# start of SUPPLIED INFORMATION
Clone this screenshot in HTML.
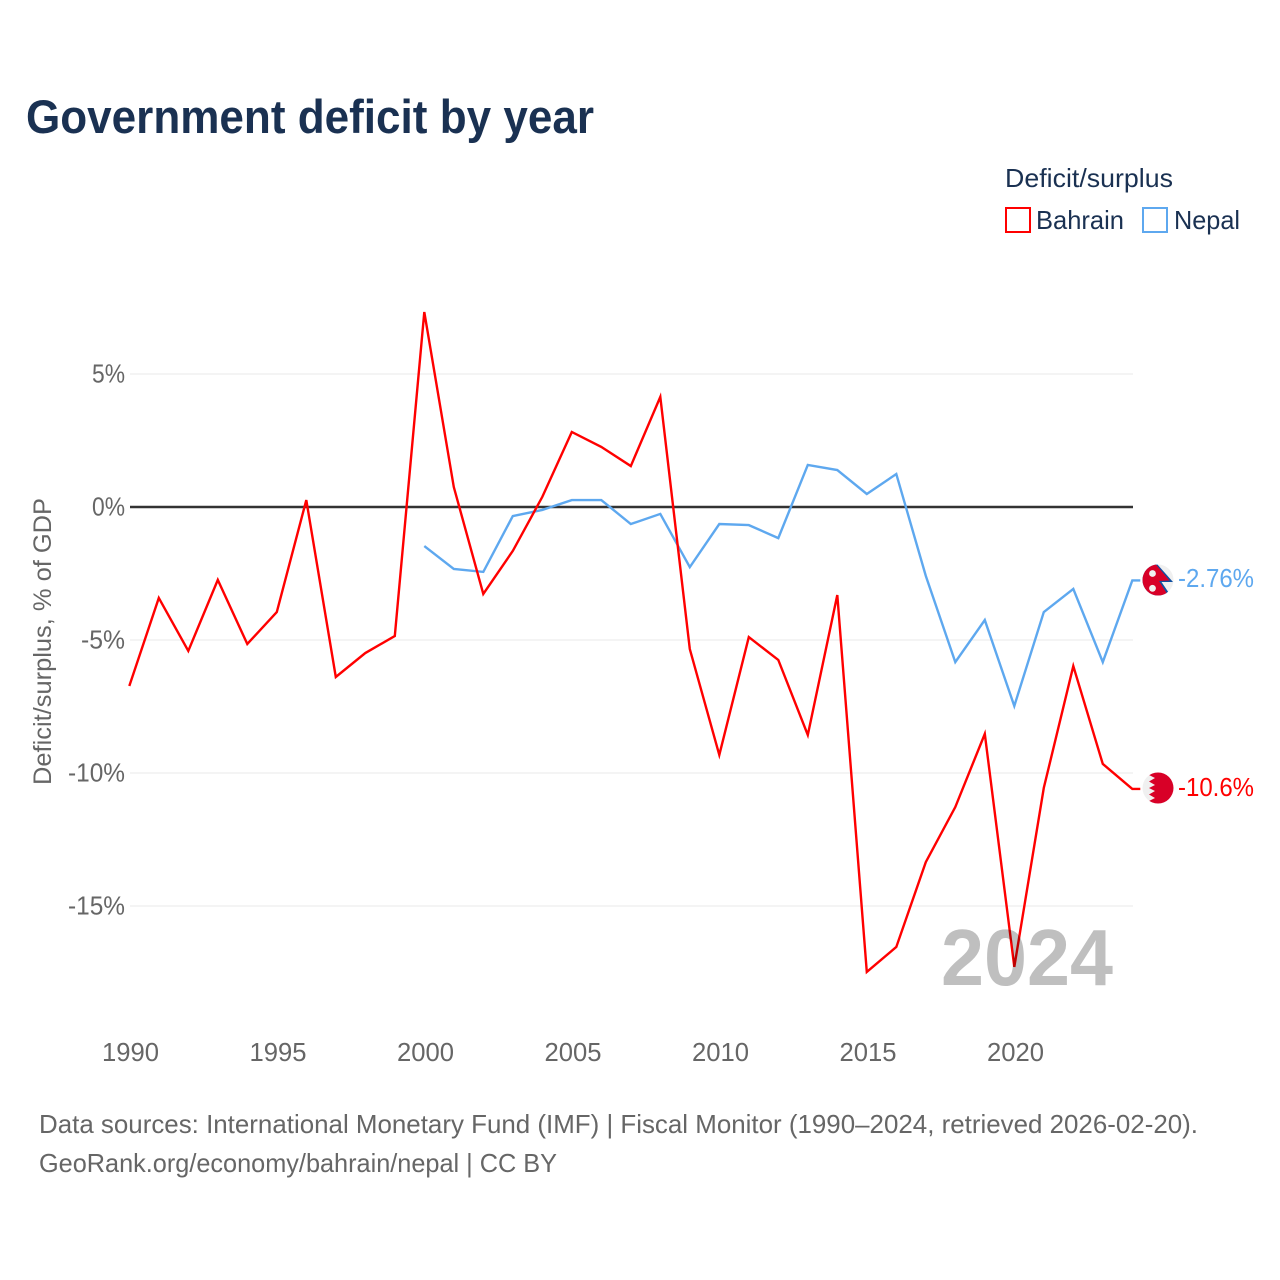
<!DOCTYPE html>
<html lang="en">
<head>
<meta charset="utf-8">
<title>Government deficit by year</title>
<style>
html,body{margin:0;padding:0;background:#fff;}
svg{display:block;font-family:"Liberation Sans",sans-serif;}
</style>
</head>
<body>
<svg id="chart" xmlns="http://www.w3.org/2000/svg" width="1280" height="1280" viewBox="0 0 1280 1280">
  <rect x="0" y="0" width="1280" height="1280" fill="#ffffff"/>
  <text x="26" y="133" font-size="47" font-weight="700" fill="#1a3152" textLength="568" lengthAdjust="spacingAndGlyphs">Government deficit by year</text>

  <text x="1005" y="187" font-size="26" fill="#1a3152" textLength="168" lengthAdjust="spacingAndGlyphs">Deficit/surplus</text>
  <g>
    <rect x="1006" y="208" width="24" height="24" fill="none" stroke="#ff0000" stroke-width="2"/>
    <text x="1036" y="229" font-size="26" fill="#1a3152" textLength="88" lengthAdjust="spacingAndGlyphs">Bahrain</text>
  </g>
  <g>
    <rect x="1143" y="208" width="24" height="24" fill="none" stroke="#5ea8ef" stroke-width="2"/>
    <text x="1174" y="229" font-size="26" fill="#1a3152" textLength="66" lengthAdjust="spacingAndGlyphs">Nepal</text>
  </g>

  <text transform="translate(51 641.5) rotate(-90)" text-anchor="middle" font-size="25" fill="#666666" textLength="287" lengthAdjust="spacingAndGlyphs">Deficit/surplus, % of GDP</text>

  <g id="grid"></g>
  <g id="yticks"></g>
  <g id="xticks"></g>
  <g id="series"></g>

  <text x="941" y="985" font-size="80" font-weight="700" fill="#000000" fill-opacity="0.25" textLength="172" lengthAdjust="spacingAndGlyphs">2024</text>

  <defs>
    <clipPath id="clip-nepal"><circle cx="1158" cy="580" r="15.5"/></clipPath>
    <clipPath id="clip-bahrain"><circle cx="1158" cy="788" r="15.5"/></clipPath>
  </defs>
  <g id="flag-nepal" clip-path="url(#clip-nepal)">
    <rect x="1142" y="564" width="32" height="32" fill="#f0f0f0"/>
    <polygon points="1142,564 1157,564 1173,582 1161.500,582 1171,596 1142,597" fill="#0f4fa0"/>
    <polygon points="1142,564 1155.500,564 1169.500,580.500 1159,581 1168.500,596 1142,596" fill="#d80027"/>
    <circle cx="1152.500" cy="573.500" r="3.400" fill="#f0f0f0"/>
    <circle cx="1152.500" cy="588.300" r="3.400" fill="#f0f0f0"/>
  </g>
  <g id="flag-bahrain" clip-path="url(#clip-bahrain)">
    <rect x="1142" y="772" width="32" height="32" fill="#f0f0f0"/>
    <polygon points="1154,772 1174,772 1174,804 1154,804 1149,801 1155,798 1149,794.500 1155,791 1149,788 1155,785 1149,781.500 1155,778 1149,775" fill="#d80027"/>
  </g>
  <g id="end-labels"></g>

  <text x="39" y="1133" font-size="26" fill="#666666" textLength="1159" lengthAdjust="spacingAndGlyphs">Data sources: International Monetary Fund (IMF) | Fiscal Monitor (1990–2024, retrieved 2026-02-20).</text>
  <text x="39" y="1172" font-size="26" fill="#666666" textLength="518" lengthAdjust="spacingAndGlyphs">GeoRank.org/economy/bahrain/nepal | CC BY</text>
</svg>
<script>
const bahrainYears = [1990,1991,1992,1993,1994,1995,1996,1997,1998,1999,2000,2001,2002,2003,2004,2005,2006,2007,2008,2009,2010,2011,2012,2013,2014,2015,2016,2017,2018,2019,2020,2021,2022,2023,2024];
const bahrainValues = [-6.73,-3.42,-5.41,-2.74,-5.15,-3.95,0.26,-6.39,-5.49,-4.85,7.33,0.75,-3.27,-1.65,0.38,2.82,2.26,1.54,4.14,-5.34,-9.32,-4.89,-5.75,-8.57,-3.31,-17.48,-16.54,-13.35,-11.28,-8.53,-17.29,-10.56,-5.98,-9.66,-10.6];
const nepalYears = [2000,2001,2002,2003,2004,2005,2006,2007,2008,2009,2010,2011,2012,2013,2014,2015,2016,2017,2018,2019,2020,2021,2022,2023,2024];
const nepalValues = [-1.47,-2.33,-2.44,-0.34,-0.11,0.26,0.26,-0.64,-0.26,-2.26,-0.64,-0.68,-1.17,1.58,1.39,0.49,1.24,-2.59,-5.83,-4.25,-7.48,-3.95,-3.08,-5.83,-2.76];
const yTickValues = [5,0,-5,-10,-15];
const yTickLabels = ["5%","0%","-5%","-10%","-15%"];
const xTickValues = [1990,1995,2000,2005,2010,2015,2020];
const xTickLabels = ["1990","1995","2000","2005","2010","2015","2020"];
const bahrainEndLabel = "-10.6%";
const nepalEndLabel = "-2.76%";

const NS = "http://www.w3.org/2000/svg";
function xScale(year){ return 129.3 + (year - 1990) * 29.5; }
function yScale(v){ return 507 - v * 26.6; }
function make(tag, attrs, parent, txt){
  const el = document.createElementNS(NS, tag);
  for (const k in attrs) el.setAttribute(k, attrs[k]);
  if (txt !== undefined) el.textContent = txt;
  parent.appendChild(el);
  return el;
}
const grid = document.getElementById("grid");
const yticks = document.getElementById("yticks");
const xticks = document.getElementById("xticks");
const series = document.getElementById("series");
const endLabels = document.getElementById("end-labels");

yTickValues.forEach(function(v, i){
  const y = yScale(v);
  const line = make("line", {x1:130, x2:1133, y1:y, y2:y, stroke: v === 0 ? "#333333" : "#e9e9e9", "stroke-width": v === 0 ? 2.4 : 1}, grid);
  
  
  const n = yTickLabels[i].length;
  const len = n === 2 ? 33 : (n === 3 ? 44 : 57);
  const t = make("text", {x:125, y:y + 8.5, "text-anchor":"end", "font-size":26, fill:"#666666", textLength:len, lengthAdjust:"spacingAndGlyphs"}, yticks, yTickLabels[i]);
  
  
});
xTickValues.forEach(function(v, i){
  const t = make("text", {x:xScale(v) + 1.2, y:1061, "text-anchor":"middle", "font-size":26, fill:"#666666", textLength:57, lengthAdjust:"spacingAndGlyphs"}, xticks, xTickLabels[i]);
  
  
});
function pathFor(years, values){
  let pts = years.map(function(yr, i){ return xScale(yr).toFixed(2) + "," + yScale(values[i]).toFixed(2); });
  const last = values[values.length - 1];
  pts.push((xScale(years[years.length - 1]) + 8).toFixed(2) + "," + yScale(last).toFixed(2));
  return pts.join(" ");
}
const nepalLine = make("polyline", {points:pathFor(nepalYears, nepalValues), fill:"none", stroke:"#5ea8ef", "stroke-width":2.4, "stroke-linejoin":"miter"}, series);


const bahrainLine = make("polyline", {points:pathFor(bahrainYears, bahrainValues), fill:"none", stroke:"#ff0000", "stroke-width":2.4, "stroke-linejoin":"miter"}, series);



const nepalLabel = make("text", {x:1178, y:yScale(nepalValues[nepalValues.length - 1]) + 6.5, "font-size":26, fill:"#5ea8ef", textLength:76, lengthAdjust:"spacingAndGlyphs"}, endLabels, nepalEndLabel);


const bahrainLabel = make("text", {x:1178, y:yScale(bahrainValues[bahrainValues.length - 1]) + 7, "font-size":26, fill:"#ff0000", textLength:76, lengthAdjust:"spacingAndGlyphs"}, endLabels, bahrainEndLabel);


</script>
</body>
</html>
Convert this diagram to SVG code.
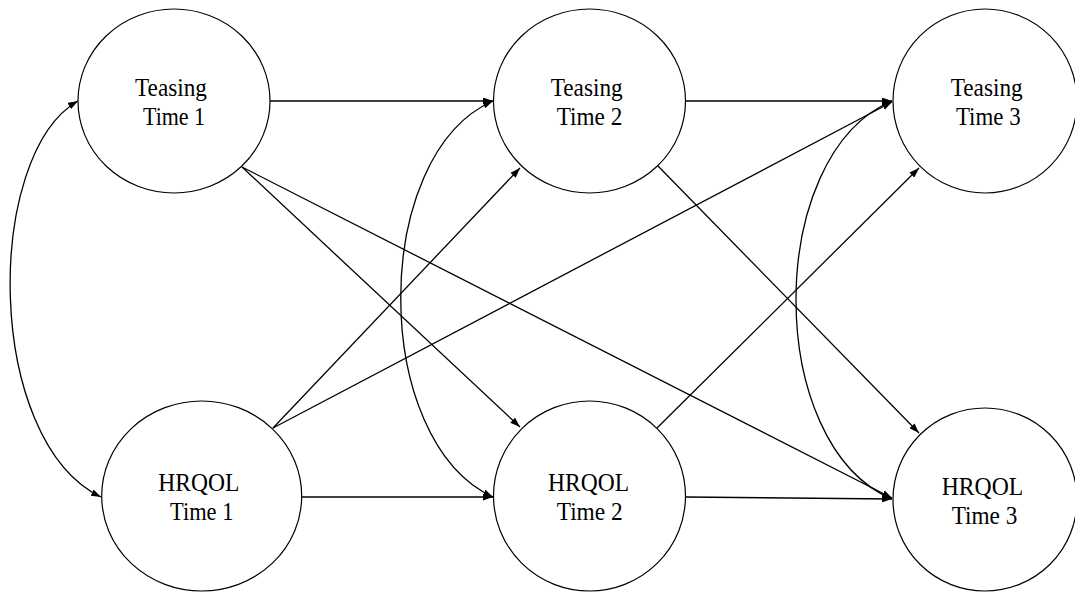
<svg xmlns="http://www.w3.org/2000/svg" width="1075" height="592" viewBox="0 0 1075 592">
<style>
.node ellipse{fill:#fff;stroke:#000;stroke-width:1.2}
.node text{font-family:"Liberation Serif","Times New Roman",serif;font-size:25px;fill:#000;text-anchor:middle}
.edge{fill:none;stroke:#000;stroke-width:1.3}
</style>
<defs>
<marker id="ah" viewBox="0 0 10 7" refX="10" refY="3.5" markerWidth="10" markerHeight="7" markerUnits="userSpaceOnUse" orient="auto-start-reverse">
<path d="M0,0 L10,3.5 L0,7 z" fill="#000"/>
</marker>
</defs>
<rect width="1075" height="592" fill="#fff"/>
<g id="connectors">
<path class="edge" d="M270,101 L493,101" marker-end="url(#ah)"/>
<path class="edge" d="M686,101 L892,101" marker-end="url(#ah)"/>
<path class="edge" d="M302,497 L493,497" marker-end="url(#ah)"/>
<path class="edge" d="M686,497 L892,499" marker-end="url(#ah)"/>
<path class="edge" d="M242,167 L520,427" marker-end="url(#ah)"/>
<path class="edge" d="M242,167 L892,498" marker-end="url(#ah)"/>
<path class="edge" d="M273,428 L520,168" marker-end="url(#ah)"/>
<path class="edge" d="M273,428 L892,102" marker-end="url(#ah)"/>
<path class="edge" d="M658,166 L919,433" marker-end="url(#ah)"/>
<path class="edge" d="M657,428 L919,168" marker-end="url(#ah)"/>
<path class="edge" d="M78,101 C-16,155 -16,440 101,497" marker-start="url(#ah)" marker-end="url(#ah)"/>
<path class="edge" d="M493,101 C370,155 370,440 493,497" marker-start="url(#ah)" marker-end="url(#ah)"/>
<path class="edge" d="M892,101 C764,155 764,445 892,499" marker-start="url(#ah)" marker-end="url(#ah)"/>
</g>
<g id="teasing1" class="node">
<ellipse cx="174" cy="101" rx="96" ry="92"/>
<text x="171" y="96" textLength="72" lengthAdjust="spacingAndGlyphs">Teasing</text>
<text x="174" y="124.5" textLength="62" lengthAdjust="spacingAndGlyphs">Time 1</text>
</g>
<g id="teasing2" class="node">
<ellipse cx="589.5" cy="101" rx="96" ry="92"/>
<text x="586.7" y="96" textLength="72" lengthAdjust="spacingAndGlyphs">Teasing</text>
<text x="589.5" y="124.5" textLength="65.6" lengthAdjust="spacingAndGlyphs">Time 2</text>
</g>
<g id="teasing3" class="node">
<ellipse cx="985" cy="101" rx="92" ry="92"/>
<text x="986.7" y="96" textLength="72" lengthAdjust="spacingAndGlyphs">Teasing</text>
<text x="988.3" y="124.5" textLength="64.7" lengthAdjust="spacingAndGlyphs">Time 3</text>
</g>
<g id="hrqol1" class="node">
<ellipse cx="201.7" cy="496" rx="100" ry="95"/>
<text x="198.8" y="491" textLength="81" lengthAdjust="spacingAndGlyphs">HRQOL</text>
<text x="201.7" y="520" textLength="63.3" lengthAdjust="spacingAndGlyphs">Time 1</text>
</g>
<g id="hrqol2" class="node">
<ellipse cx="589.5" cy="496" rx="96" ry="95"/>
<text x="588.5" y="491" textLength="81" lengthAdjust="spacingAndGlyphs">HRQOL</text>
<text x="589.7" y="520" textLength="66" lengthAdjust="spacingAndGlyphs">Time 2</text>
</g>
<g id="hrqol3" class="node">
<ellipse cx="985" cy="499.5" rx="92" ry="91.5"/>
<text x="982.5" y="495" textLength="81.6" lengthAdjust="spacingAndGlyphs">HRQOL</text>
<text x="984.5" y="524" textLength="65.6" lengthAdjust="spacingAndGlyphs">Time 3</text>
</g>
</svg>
# end of SUPPLIED INFORMATION
Pick out the lines containing the string "this".

Clone this screenshot in HTML.
Convert this diagram to SVG code.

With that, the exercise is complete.